Crédit affecté : Négligence de la banque…et de l’emprunteur…

Jacques-Eric MARTINOT
Jacques-Eric MARTINOT - Avocat

Source : Cass.Civ.1., 20 mai 2020, F-P+B, n° 18-23529

 

La responsabilité du prêteur est souvent engagée, surtout pour cacher la faute de l’emprunteur qui voudrait amoindrir sa responsabilité, et dans le cas d’espèce, un cas bien connu de panneaux photovoltaïques.

 

Une banque octroie un prêt le 7 mai 2013destiné à financer l’achat et la pose de panneaux photovoltaïques.

 

Constatant l’absence de raccordement de l’installation, les emprunteurs ont assigné la société prise en la personne de son liquidateur judiciaire et logiquement la banque aux fins de résolution des contrats et réparation du préjudice.

 

Par arrêt en date du 28 mars 2018, la Cour d’appel d’AMIENS condamnera les emprunteurs à rembourser la banque du capital emprunté et condamnera cette dernière à 7.000 € de dommages-intérêts.

 

En effet, la Cour considère que la banque a commis une faute dans la libération des fonds.
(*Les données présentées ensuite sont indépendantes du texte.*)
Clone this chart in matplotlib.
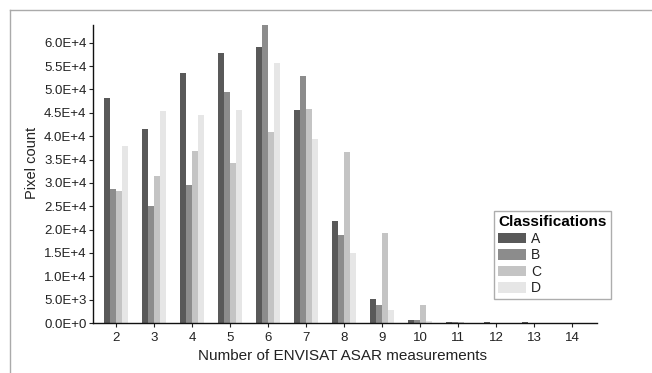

Faut-il rappeler en effet que la banque ne doit libérer les fonds que sur attestation de la livraison du bien objet du crédit affecté.

 

Les emprunteurs forment alors un pourvoi, rejeté en définitive.

 

En effet, dans son attendu, la Cour précise :

 

« 4. Après avoir constaté la livraison des panneaux photovoltaïques, mais l’absence de démarches en vue de leur raccordement au réseau, et prononcé en conséquence la résolution du contrat de vente et celle du crédit affecté, ainsi que la déchéance du droit aux intérêts, l’arrêt relève, d’abord, que la banque a libéré́ les fonds sans s’assurer que les emprunteurs avaient régularisé le contrat principal, lequel a été conclu le 24 octobre 2013, postérieurement au certificat de livraison signé le 6 août 2013 par M. Y… et le 9 octobre suivant par son épouse, et qu’elle a ainsi engagé sa responsabilité́.

 

5. Il retient, ensuite, que les emprunteurs ont eux-mêmes fait preuve de légèreté́ en acceptant la mise en œuvre à leur domicile de l’installation, avant même la signature du contrat de vente, et en certifiant, d’une part, l’exécution d’un contrat en réalité́ inexistant, d’autre part, l’exécution d’une prestation en vérité́ inachevée.

 

Ayant ainsi déduit de ces constatations que les parties avaient chacune commis une faute, la cour d’appel a pu décider que les emprunteurs étaient tenus de rembourser le capital prêté́, sous déduction de la somme de 9 000 euros dont elle a souverainement estimé qu’elle réparerait le préjudice subi par eux du fait de la faute de la banque »

 

Irréprochable !

 

La Cour fait une stricte application des dispositions de l’article 312-48 du Code de la consommation :

 

« Les obligations de l’emprunteur ne prennent effet qu’à compter de la livraison du bien ou de la fourniture de la prestation.

 

En cas de contrat de vente ou de prestation de services à exécution successive, les obligations prennent effet à compter du début de la livraison ou de la fourniture et cessent en cas d’interruption de celle-ci. »

 

Une obligation pèse sur le prêteur qui doit vérifier que le contrat principal, objet du prêt, a été conclu et exécuté. A défaut, il pourra être privé du remboursement du capital prêté.

 

Aussi, et la Cour le démontre bien, l’emprunteur ne doit pas faire preuve de légèreté et commettre de faute de nature à engager sa responsabilité. L’exécution anticipée sur la signature du contrat principal en est un exemple.